GOAL
Reproduce, exactly and in full, only the lines below from the one containing "Reproduce this chart with matplotlib." through the one containing "fig = plt.figure(figsize=(W".

─── MATERIAL PROVIDED ───

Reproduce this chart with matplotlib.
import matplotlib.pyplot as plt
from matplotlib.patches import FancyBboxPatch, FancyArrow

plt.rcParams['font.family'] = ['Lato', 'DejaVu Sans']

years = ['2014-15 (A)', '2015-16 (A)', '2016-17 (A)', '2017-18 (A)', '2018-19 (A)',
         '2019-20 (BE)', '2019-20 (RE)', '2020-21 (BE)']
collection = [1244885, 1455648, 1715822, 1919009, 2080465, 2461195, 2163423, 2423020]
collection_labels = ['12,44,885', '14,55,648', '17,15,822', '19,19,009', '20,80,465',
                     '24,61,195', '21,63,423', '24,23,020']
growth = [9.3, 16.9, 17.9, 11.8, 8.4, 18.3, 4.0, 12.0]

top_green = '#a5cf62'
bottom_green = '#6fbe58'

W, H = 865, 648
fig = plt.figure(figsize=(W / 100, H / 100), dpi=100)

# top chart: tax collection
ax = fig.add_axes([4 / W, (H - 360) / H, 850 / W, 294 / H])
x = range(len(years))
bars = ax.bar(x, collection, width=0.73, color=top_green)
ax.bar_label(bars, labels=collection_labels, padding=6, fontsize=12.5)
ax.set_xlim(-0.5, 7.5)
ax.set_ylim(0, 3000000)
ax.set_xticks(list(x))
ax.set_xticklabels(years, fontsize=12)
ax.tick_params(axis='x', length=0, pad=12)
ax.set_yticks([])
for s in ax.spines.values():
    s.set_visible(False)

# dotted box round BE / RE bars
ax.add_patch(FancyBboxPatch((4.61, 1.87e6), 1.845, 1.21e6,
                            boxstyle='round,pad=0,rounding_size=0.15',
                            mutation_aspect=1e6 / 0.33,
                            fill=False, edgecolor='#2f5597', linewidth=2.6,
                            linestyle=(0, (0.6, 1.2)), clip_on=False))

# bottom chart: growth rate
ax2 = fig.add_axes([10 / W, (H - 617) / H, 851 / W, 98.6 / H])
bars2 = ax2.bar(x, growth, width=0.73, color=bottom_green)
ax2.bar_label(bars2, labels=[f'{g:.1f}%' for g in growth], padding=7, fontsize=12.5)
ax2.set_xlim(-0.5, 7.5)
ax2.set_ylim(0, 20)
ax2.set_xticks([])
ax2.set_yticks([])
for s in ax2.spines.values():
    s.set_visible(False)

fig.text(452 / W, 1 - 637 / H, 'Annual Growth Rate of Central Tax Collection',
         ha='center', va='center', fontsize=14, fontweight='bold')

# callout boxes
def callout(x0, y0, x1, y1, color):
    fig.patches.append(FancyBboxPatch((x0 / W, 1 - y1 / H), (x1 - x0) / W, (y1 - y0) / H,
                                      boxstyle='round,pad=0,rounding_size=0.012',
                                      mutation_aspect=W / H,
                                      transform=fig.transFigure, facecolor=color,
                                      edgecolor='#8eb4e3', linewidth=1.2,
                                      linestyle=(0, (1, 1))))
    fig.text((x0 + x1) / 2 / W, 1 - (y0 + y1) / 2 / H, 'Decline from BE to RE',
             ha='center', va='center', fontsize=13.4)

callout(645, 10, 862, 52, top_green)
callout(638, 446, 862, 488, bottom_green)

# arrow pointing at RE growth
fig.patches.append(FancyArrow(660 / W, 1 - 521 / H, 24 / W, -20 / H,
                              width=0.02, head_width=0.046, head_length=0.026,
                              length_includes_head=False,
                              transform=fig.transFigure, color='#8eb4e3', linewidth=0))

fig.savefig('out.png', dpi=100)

───
─── MATERIAL PROVIDED ───

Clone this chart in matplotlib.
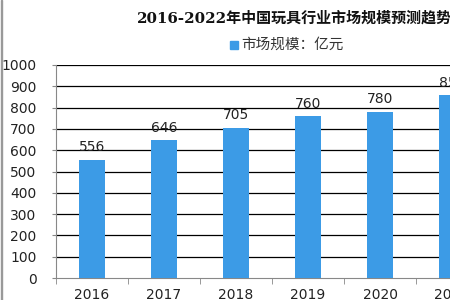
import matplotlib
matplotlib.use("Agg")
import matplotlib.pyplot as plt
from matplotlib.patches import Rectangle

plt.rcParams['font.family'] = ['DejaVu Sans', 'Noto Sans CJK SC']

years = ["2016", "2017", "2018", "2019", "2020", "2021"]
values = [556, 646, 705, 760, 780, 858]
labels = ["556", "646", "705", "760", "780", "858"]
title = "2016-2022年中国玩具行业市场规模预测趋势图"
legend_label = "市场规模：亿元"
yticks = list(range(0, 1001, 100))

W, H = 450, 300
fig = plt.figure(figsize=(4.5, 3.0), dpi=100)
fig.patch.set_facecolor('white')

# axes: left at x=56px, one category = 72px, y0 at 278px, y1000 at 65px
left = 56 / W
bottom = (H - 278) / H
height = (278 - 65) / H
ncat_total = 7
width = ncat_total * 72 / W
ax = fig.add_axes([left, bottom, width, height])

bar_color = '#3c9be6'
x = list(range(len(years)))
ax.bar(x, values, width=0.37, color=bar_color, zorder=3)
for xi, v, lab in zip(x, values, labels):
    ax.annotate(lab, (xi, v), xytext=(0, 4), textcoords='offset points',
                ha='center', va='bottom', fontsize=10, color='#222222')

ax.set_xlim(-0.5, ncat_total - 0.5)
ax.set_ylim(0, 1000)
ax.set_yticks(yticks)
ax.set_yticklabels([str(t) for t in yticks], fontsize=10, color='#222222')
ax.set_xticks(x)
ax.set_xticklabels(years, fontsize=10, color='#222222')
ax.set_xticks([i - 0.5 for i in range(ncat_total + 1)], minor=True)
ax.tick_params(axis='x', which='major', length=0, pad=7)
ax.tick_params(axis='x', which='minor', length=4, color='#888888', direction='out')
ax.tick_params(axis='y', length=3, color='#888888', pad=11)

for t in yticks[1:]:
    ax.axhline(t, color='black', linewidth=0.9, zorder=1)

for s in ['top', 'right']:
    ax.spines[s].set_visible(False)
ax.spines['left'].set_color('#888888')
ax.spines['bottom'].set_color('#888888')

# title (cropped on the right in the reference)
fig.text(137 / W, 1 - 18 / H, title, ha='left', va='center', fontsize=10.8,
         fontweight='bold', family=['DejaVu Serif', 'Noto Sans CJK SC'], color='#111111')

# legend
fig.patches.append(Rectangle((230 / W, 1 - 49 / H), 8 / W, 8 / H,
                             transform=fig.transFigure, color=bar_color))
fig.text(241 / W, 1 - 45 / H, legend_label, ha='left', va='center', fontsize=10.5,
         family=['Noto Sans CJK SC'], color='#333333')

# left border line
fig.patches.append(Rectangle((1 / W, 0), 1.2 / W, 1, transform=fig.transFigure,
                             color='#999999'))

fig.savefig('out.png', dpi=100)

───

EXERCISE OUTPUT
Reproduce this chart with matplotlib.
import matplotlib.pyplot as plt
from matplotlib.patches import FancyBboxPatch, FancyArrow

plt.rcParams['font.family'] = ['Lato', 'DejaVu Sans']

years = ['2014-15 (A)', '2015-16 (A)', '2016-17 (A)', '2017-18 (A)', '2018-19 (A)',
         '2019-20 (BE)', '2019-20 (RE)', '2020-21 (BE)']
collection = [1244885, 1455648, 1715822, 1919009, 2080465, 2461195, 2163423, 2423020]
collection_labels = ['12,44,885', '14,55,648', '17,15,822', '19,19,009', '20,80,465',
                     '24,61,195', '21,63,423', '24,23,020']
growth = [9.3, 16.9, 17.9, 11.8, 8.4, 18.3, 4.0, 12.0]

top_green = '#a5cf62'
bottom_green = '#6fbe58'

W, H = 865, 648
fig = plt.figure(figsize=(W / 100, H / 100), dpi=100)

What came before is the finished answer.